Local signing works remarkably well as long as you download the wallet itself from an honest node. It does not protect against downloading the wallet from a compromised node or a phishing site, which will likely just modify the wallet code directly bypassing any protections.

Offline Signing

It goes further, if you are not sure your browser is not compromised, you can perform the actual transaction signing using an offline device by scanning a QR code of the unsigned transaction bytes, signing it, and sending the transaction signature back to the online workstation to be broadcast. But then again, if your wallet is compromised, perhaps someone is able to generate a malicious QR code sending you malicious transaction bytes to the offline device to sign.

Most blockchain protocols support similar variations of transaction signing, but what is common to all of them is that at some point a single passphrase or private key has to be revealed to sign the transaction.

However, power users cannot just keep their passphrase locally all the time. Essential uses of the passphrase include signing blocks when forging, and submitting transactions automatically from batch processes like bundling, shuffling, account monitoring and running contracts. For these functions, the passphrase has to be kept on the remote node or submitted to the remote node after each restart to trigger these processes.

Faced with these risks, you might choose to store your funds on an exchange. But we know how secure this is. Exchanges with their large crypto reserves are always a lucrative target for hackers much more so than a single user.

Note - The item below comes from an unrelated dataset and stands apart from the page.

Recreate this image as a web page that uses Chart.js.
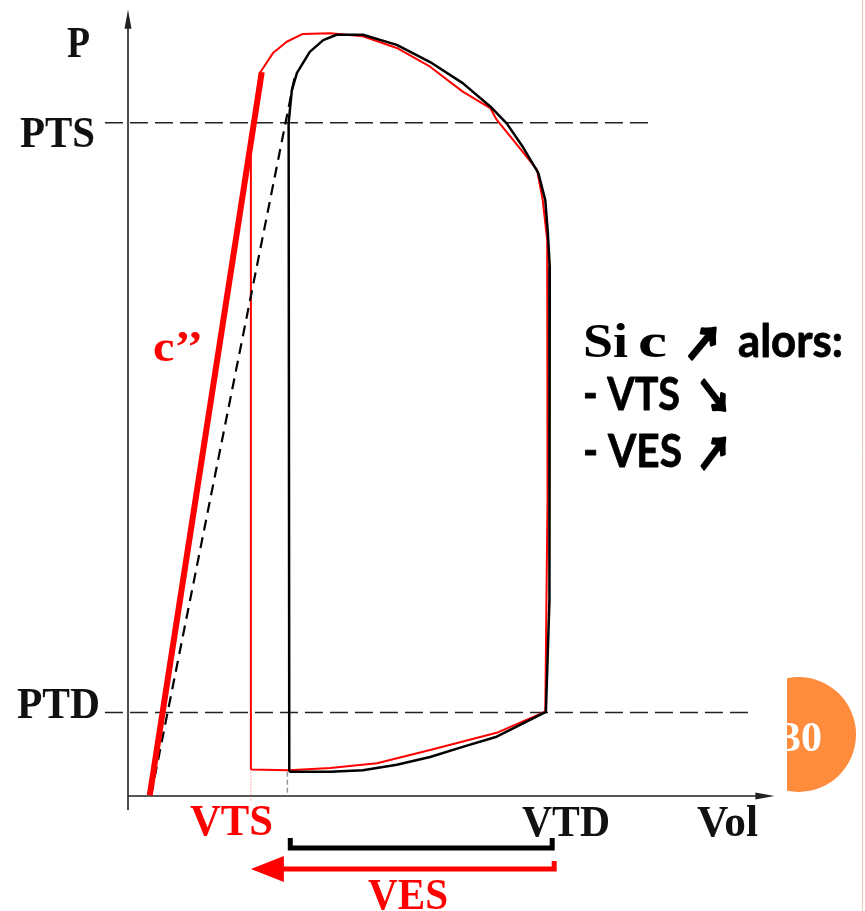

Can we secure the passphrase itself?

It turns out that we can and it’s not even too difficult. On November 1979, MIT Cryptography Professor Adi Shamir, also known as the “S” in RSA (the first public key encryption protocol), published an iconic article named “How to Share a Secret”. In this article he introduced a (relatively) simple method for protecting private keys, known as SSS. Unlike many of the newer cryptographic protocols, the math behind this elegant idea is rather simple.

Like almost any other cryptographic algorithm, SSS also translates the problem into mathematics. We know that between two points there is only one straight line. Therefore, if we choose three points on the same line, any two of these points can reproduce the line - providing the scaffolding for a 2 out of 3 secret sharing. Using the same principals and using higher degree polynomials, we can easily extend this to any “k” pieces out of a total of “n” pieces generated from a given passphrase.

Given SSS, all we need to do is somehow convert the existing account passphrase into an integer number, which of course can be very long, then feed it into SSS to generate three secrets, which are roughly the same length, any two of them can reproduce the original passphrase, but one alone is useless.

To reproduce the passphrase, we feed any two of the secrets into SSS to receive back the numeric representation of the passphrase, which we then convert back to the original passphrase.

Use Cases

Assuming you split your passphrase into three pieces you can use it as follows:

  1. Client side redundancy — place one piece in cold storage, one in a password manager, and the 3rd stored in your wallet account settings. Instead of typing, or more likely copy/pasting the whole passphrase, you would need to only copy/paste the piece from the password manager. The browser will internally combine this with the piece in its account settings and into the original passphrase before using it. This protects against key loggers and copy/paste buffer exploits since an attacker would also need to compromise the browser’s local storage to get the 2nd piece. Additionally, if you lose one of the pieces, for example due to a disk failure, you can still use the 3rd one from the cold storage to reproduce the passphrase.
  2. Node security — place one piece in cold storage, one in a password manager, and the 3rd stored in your node’s configuration file. Instead of submitting the whole passphrase to the server, you can now submit only the piece from the password manager. The node itself will combine this piece with the one in its configuration to reproduce the passphrase. This protects against eavesdropping of your communication and against exploits that access your remote node file system without taking full control of your node itself.

But remember, if an attacker takes full control of your node or tricks you into connecting to a malicious remote node, no amount of cryptography or advanced architecture can help.

Notes:

  • Internally, Ardor and Nxt derive the 256 bit account private/public keys from the passphrase. The account address is derived from the first 64 bit of the SHA256 hash of the public key converted using Reed-Solomon error correction code into the familiar ARDOR-* and NXT-* addresses.
  • Conversion between a 12-word passphrase generated by the wallet into the 128 bit random number from which it was generated can be done using a reverse lookup of the indexes in the original words array. If instead you use a randomly generated character string passphrase, it can still be converted to a number, albeit much longer one. Either way, SSS of 2/3 can be used efficiently.

For example, using the 12 words passphrase: trail rather enter mass radio confuse jeans mix relax talk cease scary the word trail has index 931 in the 1626 words array. The resulting 12 array positions are concatenated in a special way to form the 128 bit number 24464197503848153035650162909985934977 from which the three secret pieces are derived and converted back to 12 words passphrase pieces. Any two of these pieces can reproduce the original passphrase.